Design and implementation of an availability assessment system for transaction processing-oriented fault tolerant computers
Yi Feng,Decheng Zuo,Zhan Zhang,Haiying Zhou,Xiaozong Yang
DOI: https://doi.org/10.3772/j.issn.1002-0470.2012.09.004
2012-01-01
Abstract:To overcome the limitation in sample system number and test period during the availability test for a transaction processing-oriented fault tolerant computer, an availability assessment method was proposed and a corresponding assessment system was realized. The availability assessment system consists of a multi-level fault injection platform, an application workloads simulator and an availability assessment toolkit. The fault injection platform is designed for automatically injecting various fault-loads into target systems in batches. The application workloads simulator can generate transactions launched by end-users and send them to target systems as workloads.

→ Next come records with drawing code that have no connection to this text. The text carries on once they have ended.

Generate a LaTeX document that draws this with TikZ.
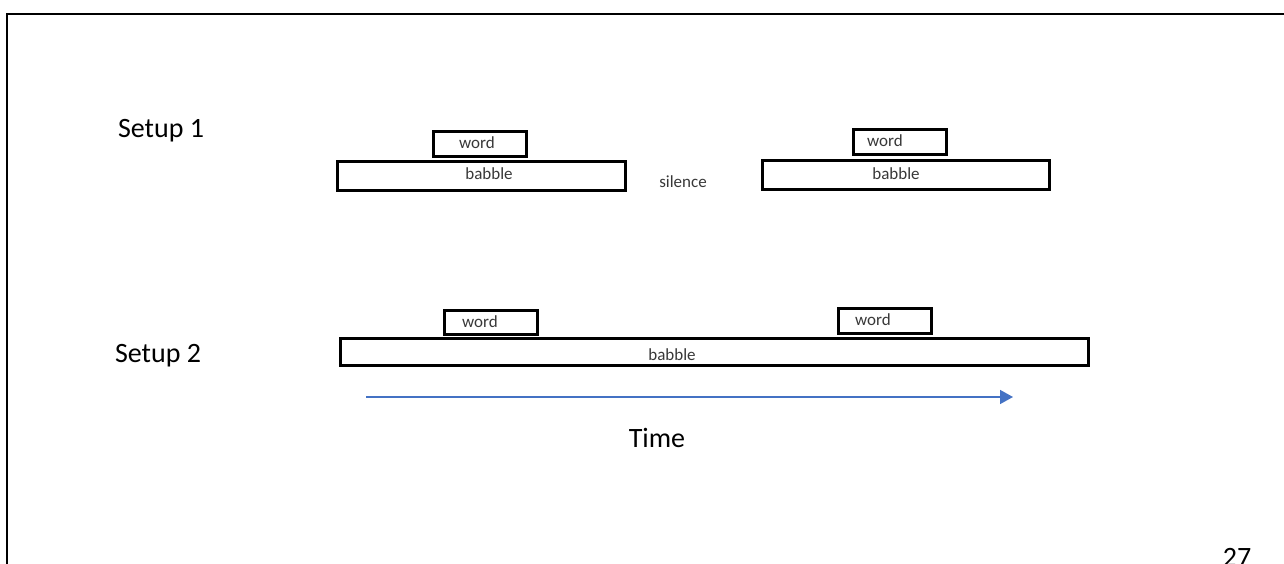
\documentclass[tikz,border=0pt]{standalone}
\usepackage{fontspec}
\setmainfont{Carlito}
\usetikzlibrary{arrows.meta}
\definecolor{timeblue}{RGB}{68,114,196}
\definecolor{boxtext}{RGB}{56,56,56}
\tikzset{
  seg/.style={draw=black, line width=3pt, fill=white, inner sep=0pt, rectangle},
  small/.style={font=\fontsize{17}{20}\selectfont, text=boxtext, inner sep=0pt},
  big/.style={font=\fontsize{28}{33}\selectfont, text=black, inner sep=0pt, anchor=base},
}
\begin{document}
\begin{tikzpicture}[x=1pt, y=-1pt]
  \useasboundingbox (0,0) rectangle (1284,564);
  % slide frame, running off the bottom and right edges
  \draw[line width=2.5pt] (7,564) -- (7,14) -- (1284,14);

  % row labels
  \node[big] (s1) at (161,138) {Setup 1};
  \node[big] (s2) at (158,362) {Setup 2};

  % Setup 1: two babble segments separated by silence
  \node[seg, minimum width=288pt, minimum height=29pt] (b1) at (481,176.5) {};
  \node[seg, minimum width=93pt, minimum height=25pt] (w1) at (479.5,144.5) {};
  \node[small] (b1t) at (489,174) {babble};
  \node[small] (w1t) at (477,143) {word};

  \node[small] (sil) at (683,182) {silence};

  \node[seg, minimum width=287pt, minimum height=29pt] (b2) at (905.5,175.5) {};
  \node[seg, minimum width=93pt, minimum height=25pt] (w2) at (899.5,142.5) {};
  \node[small] (b2t) at (896,174) {babble};
  \node[small] (w2t) at (885,141) {word};

  % Setup 2: one continuous babble with two words
  \node[seg, minimum width=748pt, minimum height=27pt] (b3) at (714,351.5) {};
  \node[seg, minimum width=93pt, minimum height=24pt] (w3) at (490.5,322) {};
  \node[seg, minimum width=93pt, minimum height=25pt] (w4) at (884.5,320.5) {};
  \node[small] (b3t) at (672,355) {babble};
  \node[small] (w3t) at (480,322) {word};
  \node[small] (w4t) at (873,320) {word};

  % time axis
  \coordinate (t0) at (366,397);
  \coordinate (t1) at (1013,397);
  \draw[timeblue, line width=1.5pt, -{Triangle[length=13pt, width=14pt]}] (t0) -- (t1);
  \node[big] (time) at (657,447) {Time};

  % page number, partly below the page edge
  \node[big] (pg) at (1237,566) {27};
\end{tikzpicture}
\end{document}
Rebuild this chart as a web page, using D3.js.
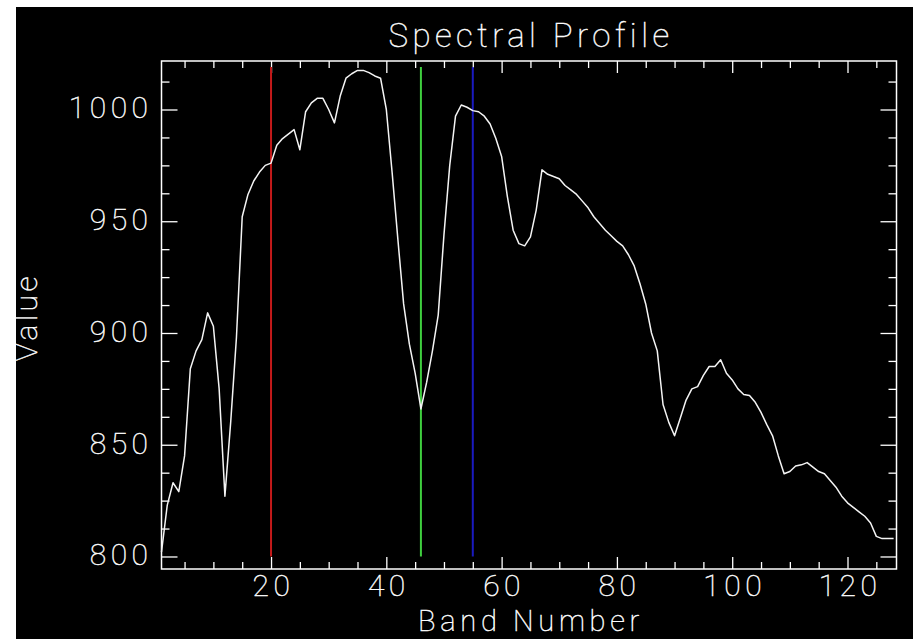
<!DOCTYPE html>
<html>
<head>
<meta charset="utf-8">
<script src="https://cdn.jsdelivr.net/npm/d3@7"></script>
<style>
    html, body { margin: 0; padding: 0; background: #fff; }
    svg { display: block; }
    .lbl { fill: #fff; stroke: #fff; stroke-width: 0.45px; font-family: Roboto, "DejaVu Sans", sans-serif; font-weight: 100; opacity: 0.99; }
</style>
</head>
<body>
<svg id="chart"></svg>
<script>
// spectral profile, one value per band (band 1..128)
const values = [
    802, 823, 833, 829, 845, 884, 892, 897, 909, 903,
    875, 827, 860, 898, 952, 962, 968, 972, 975, 976,
    984, 987, 989, 991, 982, 999, 1003, 1005, 1005, 1000,
    994, 1006, 1014, 1016, 1017.5, 1017.5, 1016.5, 1015, 1014, 1000,
    972, 942, 913, 895, 882, 866, 878, 892, 908, 944,
    975, 997, 1002, 1001, 999.5, 999, 997, 993.5, 987, 979,
    961, 946, 940, 939, 943, 955, 973, 971, 970, 969,
    966, 964, 962, 959, 956, 952, 949, 946, 943.5, 941,
    939, 935, 930, 922, 913, 900, 892, 868, 860, 854,
    862, 870, 875, 876, 881, 885, 885, 888, 882, 879,
    875, 872.5, 872, 869, 864.5, 859, 854, 845, 837, 838,
    840.5, 841, 842, 840, 838, 837, 834, 831, 827, 824,
    822, 820, 818, 815, 809, 808, 808, 808
];

// selected bands shown as coloured markers
const markerBands = [20, 46, 55];
const markerColors = ['#c41a1a', '#3fcf3f', '#1a1abf'];
const markerRange = [800, 1019];

const xDomain = [1, 128.5];
const yDomain = [794.4, 1021.7];
const xMajor = [20, 40, 60, 80, 100, 120];
const xMinor = [5, 10, 15, 25, 30, 35, 45, 50, 55, 65, 70, 75, 85, 90, 95, 105, 110, 115, 125];
const yMajor = [800, 850, 900, 950, 1000];
const yMinor = [812.5, 825, 837.5, 862.5, 875, 887.5, 912.5, 925, 937.5, 962.5, 975, 987.5, 1012.5];

const W = 913, H = 639;
const M = { left: 161.5, right: 896.5, top: 61, bottom: 569 };

const svg = d3.select('#chart').attr('width', W).attr('height', H);

// white strip top/left, black canvas
svg.append('rect').attr('width', W).attr('height', H).attr('fill', '#fff');
svg.append('rect').attr('x', 16).attr('y', 7).attr('width', W - 16).attr('height', H - 7).attr('fill', '#000');

const x = d3.scaleLinear().domain(xDomain).range([M.left, M.right]);
const y = d3.scaleLinear().domain(yDomain).range([M.bottom, M.top]);

function styleAxis(g) {
    g.select('.domain').remove();
    g.selectAll('line').attr('stroke', '#fff').attr('stroke-width', 1.3);
}

// ticks pointing inward on all four sides
const bottom = svg.append('g').attr('transform', `translate(0,${M.bottom})`)
    .call(d3.axisBottom(x).tickValues(xMajor).tickSize(-12).tickPadding(6).tickFormat(d3.format('d')));
styleAxis(bottom);
svg.append('g').attr('transform', `translate(0,${M.bottom})`)
    .call(d3.axisBottom(x).tickValues(xMinor).tickSize(-7).tickFormat('')).call(styleAxis);
svg.append('g').attr('transform', `translate(0,${M.top})`)
    .call(d3.axisTop(x).tickValues(xMajor).tickSize(-12).tickFormat('')).call(styleAxis);
svg.append('g').attr('transform', `translate(0,${M.top})`)
    .call(d3.axisTop(x).tickValues(xMinor).tickSize(-7).tickFormat('')).call(styleAxis);

const left = svg.append('g').attr('transform', `translate(${M.left},0)`)
    .call(d3.axisLeft(y).tickValues(yMajor).tickSize(-16).tickPadding(9).tickFormat(d3.format('d')));
styleAxis(left);
svg.append('g').attr('transform', `translate(${M.left},0)`)
    .call(d3.axisLeft(y).tickValues(yMinor).tickSize(-8).tickFormat('')).call(styleAxis);
svg.append('g').attr('transform', `translate(${M.right},0)`)
    .call(d3.axisRight(y).tickValues(yMajor).tickSize(-16).tickFormat('')).call(styleAxis);
svg.append('g').attr('transform', `translate(${M.right},0)`)
    .call(d3.axisRight(y).tickValues(yMinor).tickSize(-8).tickFormat('')).call(styleAxis);

[bottom, left].forEach(g => g.selectAll('text')
    .attr('class', 'lbl')
    .style('font-size', '30px')
    .style('letter-spacing', '4.5px'));
left.selectAll('text').attr('dy', '0.28em');
bottom.selectAll('text').attr('dx', '2px');

// frame
svg.append('rect')
    .attr('x', M.left).attr('y', M.top)
    .attr('width', M.right - M.left).attr('height', M.bottom - M.top)
    .attr('fill', 'none').attr('stroke', '#fff').attr('stroke-width', 1.5);

// band markers
svg.selectAll('.marker').data(markerBands).enter()
    .append('line')
    .attr('class', 'marker')
    .attr('x1', d => x(d)).attr('x2', d => x(d))
    .attr('y1', y(markerRange[0])).attr('y2', y(markerRange[1]))
    .attr('stroke', (d, i) => markerColors[i])
    .attr('stroke-width', 2);

// profile line
const line = d3.line().x(d => x(d[0])).y(d => y(d[1]));
svg.append('path')
    .datum(values.map((v, i) => [i + 1, v]))
    .attr('d', line)
    .attr('fill', 'none')
    .attr('stroke', '#f4f4f4')
    .attr('stroke-width', 1.5)
    .attr('stroke-linejoin', 'round');

// titles
svg.append('text').attr('class', 'lbl')
    .attr('x', (M.left + M.right) / 2 + 2).attr('y', 46.5)
    .attr('text-anchor', 'middle')
    .style('font-size', '33px').style('letter-spacing', '4.5px')
    .text('Spectral Profile');

svg.append('text').attr('class', 'lbl')
    .attr('x', (M.left + M.right) / 2 + 2).attr('y', 631)
    .attr('text-anchor', 'middle')
    .style('font-size', '29px').style('letter-spacing', '4.7px')
    .text('Band Number');

svg.append('text').attr('class', 'lbl')
    .attr('transform', `translate(37,${(M.top + M.bottom) / 2 + 2}) rotate(-90)`)
    .attr('text-anchor', 'middle')
    .style('font-size', '30px').style('letter-spacing', '3.5px')
    .text('Value');
</script>
</body>
</html>
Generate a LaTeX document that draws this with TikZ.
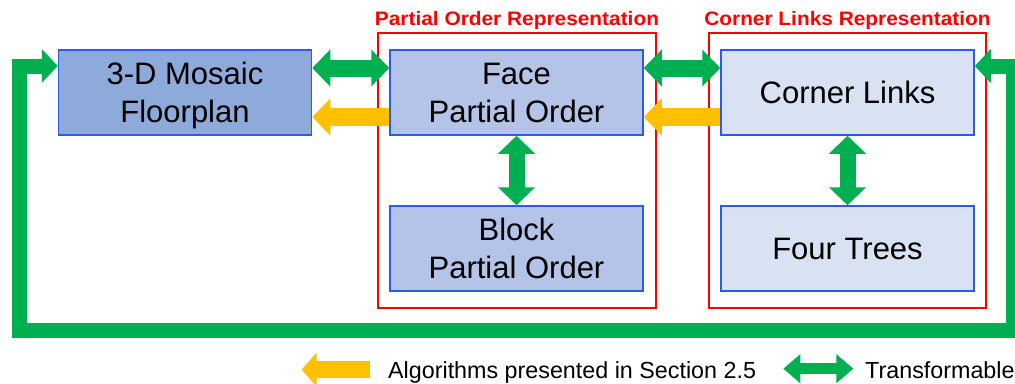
\documentclass[tikz,border=0pt]{standalone}
\usepackage{fontspec}
\setmainfont{Liberation Sans}
\newfontfamily\titlefont[FakeStretch=1.07]{Liberation Sans}
\usetikzlibrary{arrows.meta}

\definecolor{boxblue}{HTML}{2A5CE8}
\definecolor{mosaicfill}{HTML}{8EAADB}
\definecolor{pofill}{HTML}{B4C4E8}
\definecolor{clfill}{HTML}{D9E2F3}
\definecolor{tgreen}{HTML}{00B050}
\definecolor{ayellow}{HTML}{FFC000}
\definecolor{grpred}{HTML}{FF0000}

\tikzset{
  blockbox/.style={draw=boxblue, line width=1.5pt, minimum width=253pt,
    minimum height=85pt, inner sep=0pt, align=center, text depth=0pt,
    font=\fontsize{31}{38}\selectfont},
  groupbox/.style={draw=grpred, line width=1.3pt, inner sep=0pt},
  grouptitle/.style={text=grpred, inner sep=0pt, anchor=base,
    font=\fontsize{19.5}{23}\titlefont\bfseries},
  twoway/.style={draw=tgreen, line width=17pt,
    arrows={Triangle[width=36pt,length=18pt]-Triangle[width=36pt,length=18pt]}},
  oneway/.style={draw=ayellow, line width=18pt,
    arrows={-Triangle[width=36pt,length=18pt]}},
  loopback/.style={draw=tgreen, line width=15pt, line join=miter,
    arrows={Triangle[width=33pt,length=16pt]-Triangle[width=33pt,length=16pt]}},
  legendtext/.style={anchor=base west, inner sep=0pt,
    font=\fontsize{23.3}{28}\selectfont},
}

\begin{document}
\begin{tikzpicture}[x=1pt,y=-1pt]
\useasboundingbox (0,0) rectangle (1015,383);
\clip (0,0) rectangle (1015,383);

% representation groups
\node[groupbox, minimum width=278pt, minimum height=275pt] (pogroup) at (517,170.5) {};
\node[groupbox, minimum width=277pt, minimum height=275pt] (clgroup) at (847.5,170.5) {};
\node[grouptitle] (potitle) at (517,25) {Partial Order Representation};
\node[grouptitle] (cltitle) at (847.5,25) {Corner Links Representation};

% the five data structures
\node[blockbox, fill=mosaicfill] (mosaic) at (185,92.5) {3-D Mosaic\\Floorplan};
\node[blockbox, fill=pofill] (face) at (516.5,92.5) {Face\\Partial Order};
\node[blockbox, fill=pofill] (block) at (516.5,248.5) {Block\\Partial Order};
\node[blockbox, fill=clfill] (corner) at (847.5,92.5) {Corner Links};
\node[blockbox, fill=clfill] (trees) at (847.5,248.5) {Four Trees};

% transformations between representations
\draw[twoway] ([yshift=24.5pt]mosaic.east) -- ([yshift=24.5pt]face.west);
\draw[twoway] ([yshift=24.5pt]face.east) -- ([yshift=24.5pt]corner.west);
\draw[oneway] ([yshift=-24.5pt]face.west) -- ([yshift=-24.5pt]mosaic.east);
\draw[oneway] ([yshift=-24.5pt]corner.west) -- ([yshift=-24.5pt]face.east);
\draw[twoway, line width=16pt] (face.south) -- (block.north);
\draw[twoway, line width=16pt] (corner.south) -- (trees.north);

% outer loop from corner links back to the floorplan
\coordinate (loopNE) at (1013,66);
\coordinate (loopSE) at (1013,330.5);
\coordinate (loopSW) at (19,330.5);
\coordinate (loopNW) at (19,66);
\draw[loopback] ([yshift=26.5pt]corner.east) -- (loopNE) -- (loopSE)
  -- (loopSW) -- (loopNW) -- ([yshift=26.5pt]mosaic.west);

% legend
\coordinate (algA) at (370,369.6);
\coordinate (algB) at (301.7,369.6);
\draw[oneway, line width=17pt, arrows={-Triangle[width=33.5pt,length=15pt]}] (algA) -- (algB);
\node[legendtext] (algtext) at (388,378.3) {Algorithms presented in Section 2.5};
\coordinate (trA) at (783.3,368.7);
\coordinate (trB) at (853.3,368.7);
\draw[twoway, line width=10.5pt,
  arrows={Triangle[width=28pt,length=17pt]-Triangle[width=28pt,length=17pt]}] (trA) -- (trB);
\node[legendtext] (trtext) at (865,378.5) {Transformable};
\end{tikzpicture}
\end{document}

The availability assessment toolkit is designed for several tests, including reliability relationship test among functional subsystems, reliability relationship test among field replaceable units (FRUs), redundancy test of different kind of FRUs, mean time to recovery (MTTR) test, and availability validation test. The evaluation results of the tests on HP Superdome fault-tolerant server accord with official documents, which proves the effectiveness of the assessment system. This research is important for computer manufacturers to predict availability metric and it is also important for end-users to verify system availability.